Why Terrain-Relative Navigation is Important

Terrain-Relative Navigation is critical for Mars exploration. Some of the most interesting places to explore lie in tricky terrain. These places have special rocks and soils that might preserve signs of past microbial life on Mars!

Until now, many of these potential landing sites have been off-limits. The risks of landing in challenging terrain were much too great. For past Mars missions, 99% of the potential landing area (the landing ellipse) had to be free of hazardous slopes and rocks to help ensure a safe landing. Using terrain relative navigation, the Mars 2020 rover can land in more - and more interesting! - landing sites with far less risk.

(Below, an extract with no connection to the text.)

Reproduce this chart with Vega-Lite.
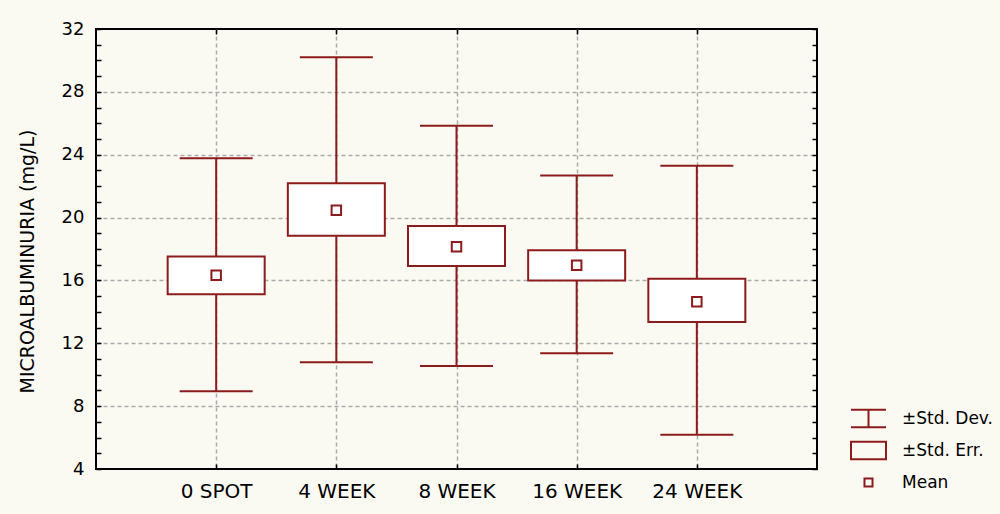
{
  "$schema": "https://vega.github.io/schema/vega-lite/v6.json",
  "width": 721,
  "height": 440,
  "autosize": {"type": "none"},
  "padding": {"left": 96, "top": 29, "right": 183, "bottom": 45},
  "background": "#fbfaf2",
  "data": {
    "values": [
      {"group": "0 SPOT", "mean": 16.33, "seLow": 15.12, "seHigh": 17.53, "sdLow": 8.95, "sdHigh": 23.77},
      {"group": "4 WEEK", "mean": 20.46, "seLow": 18.85, "seHigh": 22.18, "sdLow": 10.8, "sdHigh": 30.2},
      {"group": "8 WEEK", "mean": 18.15, "seLow": 16.92, "seHigh": 19.46, "sdLow": 10.55, "sdHigh": 25.85},
      {"group": "16 WEEK", "mean": 16.96, "seLow": 16.0, "seHigh": 17.92, "sdLow": 11.36, "sdHigh": 22.67},
      {"group": "24 WEEK", "mean": 14.65, "seLow": 13.35, "seHigh": 16.1, "sdLow": 6.18, "sdHigh": 23.3}
    ]
  },
  "layer": [
    {
      "mark": {"type": "rule", "color": "#8c1c1c", "strokeWidth": 2},
      "encoding": {
        "x": {
          "field": "group", "type": "nominal",
          "sort": ["0 SPOT", "4 WEEK", "8 WEEK", "16 WEEK", "24 WEEK"],
          "scale": {"type": "point", "padding": 1},
          "axis": {
            "orient": "bottom", "title": null, "labelAngle": 0, "grid": true,
            "tickSize": -5, "tickWidth": 1.5, "labelPadding": 17, "labelFontSize": 20
          }
        },
        "y": {
          "field": "sdLow", "type": "quantitative",
          "scale": {"domain": [4, 32], "nice": false, "zero": false},
          "axis": {
            "orient": "left",
            "title": "MICROALBUMINURIA (mg/L)",
            "values": [4,5,6,7,8,9,10,11,12,13,14,15,16,17,18,19,20,21,22,23,24,25,26,27,28,29,30,31,32],
            "labelExpr": "datum.value % 4 === 0 ? datum.label : ''",
            "labelOverlap": false,
            "labelFontSize": 18,
            "tickSize": -5, "tickWidth": 1.5, "labelPadding": 17,
            "grid": true,
            "gridOpacity": {"condition": {"test": "datum.value % 4 === 0 && datum.value > 4 && datum.value < 32", "value": 1}, "value": 0},
            "titleFontSize": 19, "titleFontWeight": "normal",
            "titleAngle": 270, "titleX": -69, "titleY": 232,
            "titleAlign": "center", "titleBaseline": "middle"
          }
        },
        "y2": {"field": "sdHigh"}
      }
    },
    {
      "mark": {"type": "tick", "color": "#8c1c1c", "opacity": 1, "orient": "horizontal", "size": 73, "thickness": 2},
      "encoding": {
        "x": {"field": "group", "type": "nominal", "sort": ["0 SPOT", "4 WEEK", "8 WEEK", "16 WEEK", "24 WEEK"], "axis": null},
        "y": {"field": "sdHigh", "type": "quantitative", "axis": null}
      }
    },
    {
      "mark": {"type": "tick", "color": "#8c1c1c", "opacity": 1, "orient": "horizontal", "size": 73, "thickness": 2},
      "encoding": {
        "x": {"field": "group", "type": "nominal", "sort": ["0 SPOT", "4 WEEK", "8 WEEK", "16 WEEK", "24 WEEK"], "axis": null},
        "y": {"field": "sdLow", "type": "quantitative", "axis": null}
      }
    },
    {
      "mark": {"type": "bar", "width": 97, "fill": "white", "stroke": "#8c1c1c", "strokeWidth": 2},
      "encoding": {
        "x": {"field": "group", "type": "nominal", "sort": ["0 SPOT", "4 WEEK", "8 WEEK", "16 WEEK", "24 WEEK"], "axis": null},
        "y": {"field": "seLow", "type": "quantitative", "axis": null},
        "y2": {"field": "seHigh"}
      }
    },
    {
      "mark": {"type": "point", "shape": "square", "size": 90, "filled": true, "fill": "white", "stroke": "#8c1c1c", "strokeWidth": 2, "opacity": 1},
      "encoding": {
        "x": {
          "field": "group", "type": "nominal", "sort": ["0 SPOT", "4 WEEK", "8 WEEK", "16 WEEK", "24 WEEK"],
          "axis": {"orient": "top", "title": null, "labels": false, "grid": false, "tickSize": -5, "tickWidth": 1.5}
        },
        "y": {
          "field": "mean", "type": "quantitative",
          "axis": {
            "orient": "right", "title": null, "labels": false, "grid": false,
            "values": [4,5,6,7,8,9,10,11,12,13,14,15,16,17,18,19,20,21,22,23,24,25,26,27,28,29,30,31,32],
            "tickSize": -5, "tickWidth": 1.5
          }
        }
      }
    },
    {
      "data": {"values": [{"item": "±Std. Dev."}, {"item": "±Std. Err."}, {"item": "Mean"}]},
      "mark": {"type": "point", "filled": false, "color": "#8c1c1c", "strokeWidth": 2, "opacity": 0},
      "encoding": {
        "shape": {
          "field": "item", "type": "nominal",
          "scale": {
            "domain": ["±Std. Dev.", "±Std. Err.", "Mean"],
            "range": ["M-1,-0.5H1M0,-0.5V0.5M-1,0.5H1", "M-1,-0.5H1V0.5H-1Z", "M-0.23,-0.23H0.23V0.23H-0.23Z"]
          },
          "legend": {
            "title": null, "orient": "none", "legendX": 754, "legendY": 371,
            "symbolSize": 1225, "symbolStrokeWidth": 2, "symbolOpacity": 1,
            "symbolStrokeColor": "#8c1c1c",
            "labelFont": "DejaVu Sans", "labelFontSize": 17, "labelColor": "#000",
            "labelOffset": 15, "rowPadding": 0, "padding": 0, "offset": 0
          }
        }
      }
    }
  ],
  "resolve": {"axis": {"x": "independent", "y": "independent"}},
  "config": {
    "view": {"stroke": "#000", "strokeWidth": 2, "fill": "white"},
    "axis": {
      "domain": false,
      "labelFont": "DejaVu Sans", "titleFont": "DejaVu Sans",
      "labelColor": "#000", "titleColor": "#000", "tickColor": "#000",
      "gridColor": "#aaaaaa", "gridDash": [4, 3], "gridWidth": 1.5
    }
  }
}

How Terrain-Relative Navigation Improves Entry, Descent, & Landing

Terrain-Relative Navigation significantly improves estimates of the rover's position relative to the ground. Improvements in accuracy have a lot to do with when the estimates are made.

In prior missions, the spacecraft carrying the rover estimated its location relative to the ground before entering the Martian atmosphere, as well as during entry, based on an initial guess from radiometric data provided through the Deep Space Network. That technique had an estimation error prior to EDL of about 0.6 - 1.2 miles (about 1-2 kilometers), which grows to about (2 - 3 kilometers) during entry.

Using Terrain-Relative Navigation, the Mars 2020 rover will estimates its location while descending through the Martian atmosphere on its parachute. That allows the rover to determine its position relative to the ground with an accuracy of about 200 feet (60 meters) or less.

It takes two things to reduce the risks of entry, descent, and landing: accurately knowing where the rover is headed and an ability to divert to a safer place when headed toward tricky terrain.

MEDLI2

Improving Models of the Martian Atmosphere for Robotic and Future Human Missions to Mars.

MEDLI2 is a next-generation sensor suite for entry, descent, and landing (EDL). MEDLI2 collects temperature and pressure measurements on the heat shield and afterbody during EDL.

MEDLI2 is based on an instrument flown on NASA's Mars Science Laboratory (MSL) mission. MEDLI stands for "MSL Entry, Descent, and Landing Instrumentation." The original only collected data from the heat shield. MEDLI2 can collect data from the heat shield and from the afterbody as well.

This data helps engineers validate their models for designing future entry, descent, and landing systems. Entry, descent, and landing is one of the most challenging times in any landed Mars mission. Atmospheric data from MEDLI2 and MEDA, the rover's surface weather station, can help scientists and engineers understand atmospheric density and winds. The studies are critical for reducing risks to both robotic and future human missions to Mars.

Entry, Descent, and Landing (EDL) Cameras and Microphone

Unprecedented Visibility into Mars Landings

Mars 2020 has a suite of cameras that can help engineers understand what is happening during one of the riskiest parts of the mission: entry, descent, and landing. The Mars 2020 rover is based heavily on Curiosity's successful mission design, but Mars 2020 adds multiple descent cameras to the spacecraft design.

The camera suite includes: parachute "up look" cameras, a descent-stage "down look" camera, a rover "up look" camera, and a rover "down look" camera. The Mars 2020 EDL system also includes a microphone to capture sounds during EDL, such as the firing of descent engines.

A First-Person View of Landing on Mars

In addition to providing engineering data, the cameras and microphone can be considered "public engagement payloads." They are likely to give people on Earth a good and dramatic sense of the ride down to the surface! Memorable videos depicting EDL's "Seven Minutes of Terror for the 2012 landing of NASA's Curiosity Mars rover went viral online, but used computer-generated animations. No one has ever seen a parachute opening in the Martian atmosphere, the rover being lowered down to the surface of Mars on a tether from its descent stage, the bridle between the two being cut, and the descent stage flying away after rover touchdown!